Why We Choose What We Choose—and the Power It Holds
The quick-serve world today is composed of many trends; local, sustainable, organic, and natural are just a handful of food trends that resonate with consumers.
But two researchers from The Hartman Group composed a webcast to suggest that the power of choice for the consumer will always guide the industry beyond one trend and on to the next—and that by recognizing the power of choice, true innovation can result.
Melissa Abbott, director of trends and culinary insights for The Hartman Group, and Jarrett Paschel, vice president of strategy and innovation for the Bellevue, Washington–based consumer research firm, composed the webcast, entitled “Consider Choice.”
“Because of the role of choice, we are no longer constrained to a world in which our choices are about physical things,” Paschel said in the webcast. “Increasingly, we have the leisure time and financial time to live within whatever world our imaginations and choices can invent.”
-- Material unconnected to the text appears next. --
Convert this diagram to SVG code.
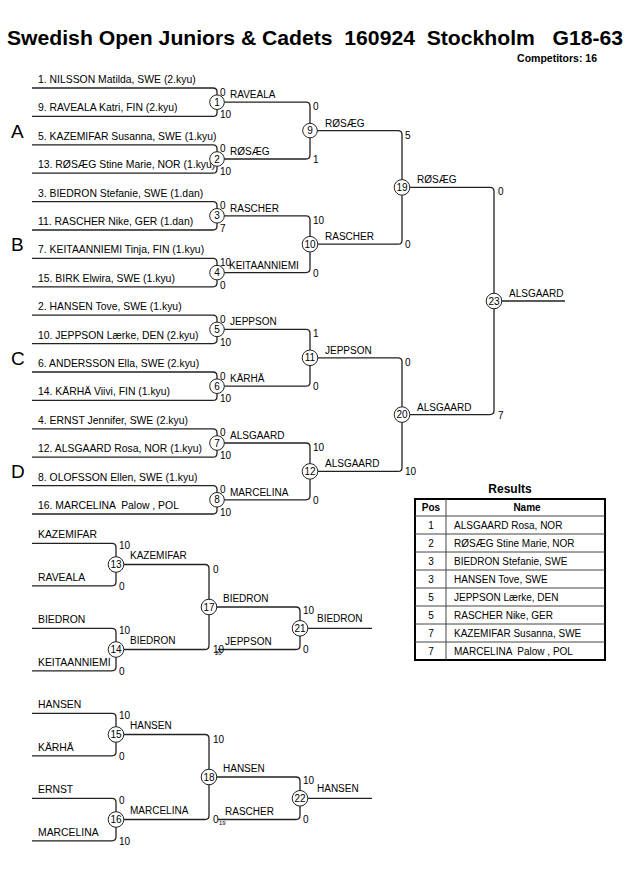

Paschel said people tend to complain about how little free time they have anymore, but that in fact people have more free time today than they ever have had in the past. The complaints stem from the fact that their ability to choose what they want to fill their time with has led to an overabundance of things on the schedule.
The power of choice has also led to the pickiness over what foods to eat, while only a few generations ago people were lucky enough just to eat, he said.
“It is only now in our era of vast wealth and excess time that we find ourselves able to question, investigate, obtain, or refashion the kinds of foods that we prefer to eat,” he said.
The researchers suggested that people today live in a world in which they’re constantly “reimagining” things because they have the choice to do so.
But they also said that reflection on choices that are made only happens after the fact.
“Processed foods only became problematic when seen through the lens of the future looking backward,” Paschel said. “So if processed foods are now held in contempt, one wonders what our grandchildren will think about our preferences for fresh food, local tomatoes, back-yard chickens, and artisanal cheeses?”
Abbott compared the phenomenon to today’s view of the world in which the TV show Mad Men is set: the 1960s, when drinking and smoking at the office was common.
“One wonders how Don Draper’s colleagues would react if we traveled back in time and told them to put away their cigarettes and their booze,” she said, noting that the trends highlighted in Mad Men are taboo today.
“When choices move from the personal to the collective, over time we tend to view such choices with a sense of morality. We mask the fact that they are still choices.”
The take-home point for the need to understand how consumers abuse choice, Abbott said, is that there is power behind knowing not just what consumers choose to do, but why they choose to do what they do.
“The more we think critically about choice, the more we become aware of the constraints that unnecessarily limit innovation,” she said.